The government has made great efforts to deepen reforms to income distribution, viewing a stronger middle class as an important indicator of social fairness and justice and a major factor in boosting domestic demand and narrowing the income gap.

"But, if people transfer all their savings deposits to real estate, causing property prices to go up, it will actually exacerbate the income distribution gap," said Li.

Since April 2010, the central government has launched three rounds of tightening measures to curb the excessive rise in property prices, including suspending mortgages for third-home purchases, hiking minimum downpayments to at least 30 percent, and restricting the number of apartments a family can purchase.

However, Premier Wen Jiabao said in December that current measures to curb the property market were not sufficient and reiterated his goal for prices to return to a "reasonable level" during his term, which ends in 2012.

Li suggested China should levy a property tax at a rate of 0.1 percent, but added that it is simply unrealistic to count on taxation to bring down housing prices.

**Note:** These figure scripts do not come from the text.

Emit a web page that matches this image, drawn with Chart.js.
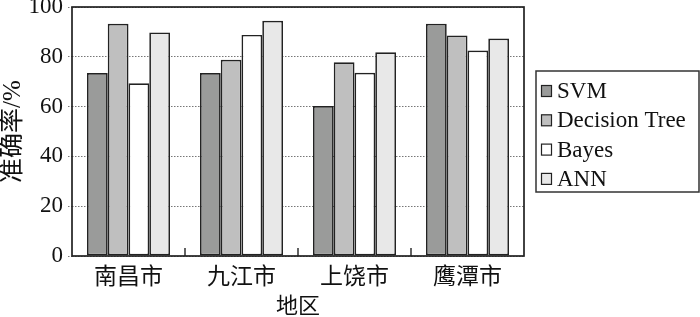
<!DOCTYPE html>
<html>
<head>
<meta charset="utf-8">
<script src="https://cdn.jsdelivr.net/npm/chart.js@4/dist/chart.umd.min.js"></script>
<style>
  html, body { margin: 0; padding: 0; background: #fff; }
  #wrap { width: 700px; height: 317px; }
</style>
</head>
<body>
<div id="wrap"><canvas id="chart" width="700" height="317"></canvas></div>
<script>
const regions = ["南昌市", "九江市", "上饶市", "鹰潭市"];
const seriesNames = ["SVM", "Decision Tree", "Bayes", "ANN"];
const svmValues = [73.5, 73.5, 60.2, 93.3];
const treeValues = [93.3, 78.8, 77.8, 88.6];
const bayesValues = [69.4, 88.8, 73.6, 82.5];
const annValues = [89.8, 94.5, 81.8, 87.3];
const yTicks = [0, 20, 40, 60, 80, 100];
const fills = ["#9a9b9a", "#bfbfbf", "#ffffff", "#e8e8e8"];

const serif = "'Liberation Serif', 'DejaVu Serif', serif";
const cjk = "'Noto Sans CJK SC', sans-serif";

// frame round the plot, little inward ticks between the groups, boxed legend
const framePlugin = {
  id: "frame",
  afterDatasetsDraw(chart) {
    const { ctx, chartArea: a, scales: { x } } = chart;
    ctx.save();
    ctx.strokeStyle = "#222";
    ctx.lineWidth = 1.7;
    ctx.strokeRect(a.left, a.top, a.right - a.left, a.bottom - a.top);
    ctx.lineWidth = 1.4;
    for (let i = 1; i < regions.length; i++) {
      const px = (x.getPixelForValue(i - 1) + x.getPixelForValue(i)) / 2;
      ctx.beginPath();
      ctx.moveTo(px, a.bottom);
      ctx.lineTo(px, a.bottom - 8);
      ctx.stroke();
    }
    ctx.restore();
  },
  afterDraw(chart) {
    const { ctx } = chart;
    const box = { left: 536, top: 71, right: 699, bottom: 192 };
    ctx.save();
    ctx.strokeStyle = "#333";
    ctx.lineWidth = 1.5;
    ctx.strokeRect(box.left, box.top, box.right - box.left, box.bottom - box.top);
    ctx.font = "23px " + serif;
    ctx.textBaseline = "middle";
    chart.data.datasets.forEach((ds, i) => {
      const cy = 91 + i * 29.3;
      ctx.fillStyle = ds.backgroundColor;
      ctx.fillRect(541.5, cy - 5.5, 10, 11);
      ctx.lineWidth = 1.2;
      ctx.strokeStyle = "#222";
      ctx.strokeRect(541.5, cy - 5.5, 10, 11);
      ctx.fillStyle = "#111";
      ctx.fillText(ds.label, 557, cy + 1);
    });
    ctx.restore();
  }
};

function makeDataset(label, values, i) {
  return {
    label,
    data: values,
    backgroundColor: fills[i],
    borderColor: "#222",
    borderWidth: 1.7,
    borderSkipped: false,
    categoryPercentage: 0.735,
    barPercentage: 1
  };
}

function bootChart() {
  const allValues = [svmValues, treeValues, bayesValues, annValues];
  new Chart(document.getElementById("chart"), {
    type: "bar",
    data: {
      labels: regions,
      datasets: seriesNames.map((name, i) => makeDataset(name, allValues[i], i))
    },
    options: {
      responsive: false,
      animation: false,
      layout: { padding: { left: 0, right: 176, top: 7, bottom: 0 } },
      plugins: { legend: { display: false }, tooltip: { enabled: false } },
      scales: {
        x: {
          grid: { display: false, drawTicks: false, tickLength: 0 },
          border: { display: false },
          ticks: { color: "#111", font: { family: cjk, size: 23 }, padding: 5 },
          title: { display: true, text: "地区", color: "#111", font: { family: cjk, size: 22, lineHeight: 1 }, padding: { top: 0, bottom: 1 } },
          afterFit(s) { s.height = 61; }
        },
        y: {
          min: 0,
          max: 100,
          afterBuildTicks(s) { s.ticks = yTicks.map((v) => ({ value: v })); },
          grid: { color: "#777", lineWidth: 1, tickLength: 4, tickBorderDash: [1.5, 1.5] },
          border: { display: false, dash: [1.5, 1.5] },
          ticks: { color: "#111", font: { family: serif, size: 23 }, padding: 5 },
          title: { display: true, text: "准确率/%", color: "#111", font: { family: serif.replace("serif", "'Noto Sans CJK SC', serif"), size: 25, lineHeight: 1.1 }, padding: { top: 0, bottom: 0 } },
          afterFit(s) { s.width = 72; s.paddingTop = 0; s.paddingBottom = 0; }
        }
      }
    },
    plugins: [framePlugin]
  });
}

document.addEventListener("DOMContentLoaded", bootChart);
</script>
</body>
</html>
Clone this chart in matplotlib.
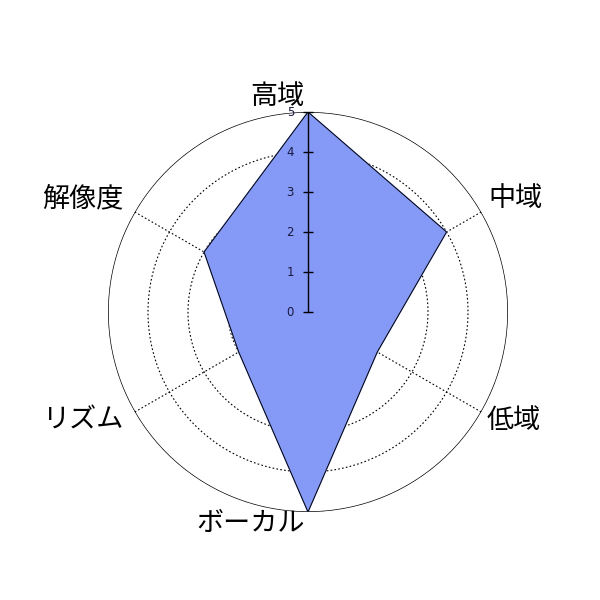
import numpy as np
import matplotlib
matplotlib.use('Agg')
import matplotlib.pyplot as plt

plt.rcParams['font.family'] = ['Noto Sans CJK JP', 'DejaVu Sans']

labels = ['高域', '中域', '低域', 'ボーカル', 'リズム', '解像度']
values = [5, 4, 2, 5, 2, 3]
rticks = [0, 1, 2, 3, 4, 5]
# label offsets in pixels from the r=5 point, and alignment
offs = [(-3, 15), (7, 13), (5, -8), (-3, -11), (-11, -8), (-11, 13)]
has = ['right', 'left', 'left', 'right', 'right', 'right']

n = len(labels)
ang = np.arange(n) * 2 * np.pi / n

fig = plt.figure(figsize=(6, 6), dpi=100)
ax = fig.add_axes([108 / 600, 88 / 600, 400 / 600, 400 / 600], projection='polar')
ax.set_theta_zero_location('N')
ax.set_theta_direction(-1)
ax.set_ylim(0, 5)
ax.grid(False)
ax.set_xticks([])
ax.set_yticks([])
ax.spines['polar'].set_visible(False)
ax.patch.set_visible(False)

t = np.linspace(0, 2 * np.pi, 400)
for r in rticks[1:-1]:
    ax.plot(t, np.full_like(t, r), color='black', ls=(0, (1.5, 2)), lw=0.8, zorder=1)
ax.plot(t, np.full_like(t, 5), color='black', lw=1.0, zorder=1)
for a in ang:
    ax.plot([a, a], [0, 5], color='black', ls=(0, (1.5, 2)), lw=0.8, zorder=1)

# data polygon
th = np.append(ang, ang[0])
vv = np.append(values, values[0])
ax.fill(th, vv, color='#8599F7', zorder=2)
ax.plot(th, vv, color='black', lw=0.7, zorder=3)

# radial axis with ticks
ax.plot([0, 0], [0, 5], color='black', lw=1, zorder=4)
ax.plot(np.zeros(len(rticks)), rticks, ls='none', marker='_', ms=7, mew=1,
        color='black', zorder=4, clip_on=False)
for r in rticks:
    ax.annotate(str(r), xy=(0, r), xytext=(-14, 0), textcoords='offset pixels',
                ha='right', va='center', fontsize=8.5, color='#1a1a40',
                family='DejaVu Sans', zorder=5, annotation_clip=False)

for a, lab, o, h in zip(ang, labels, offs, has):
    ax.annotate(lab, xy=(a, 5), xytext=o, textcoords='offset pixels',
                ha=h, va='center', fontsize=19.5, color='black',
                annotation_clip=False)

fig.savefig('out.png', dpi=100, facecolor='white')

Some cities, including Chongqing and Shanghai, have said they are planning to introduce a residential property tax this year.

"The collected taxes should be handled by local governments. For example, taxes collected in the Pudong district of Shanghai should be handled by the Pudong district government, not the municipal," he said.

"The money collected should be used for improving public administration and building low-cost housing projects."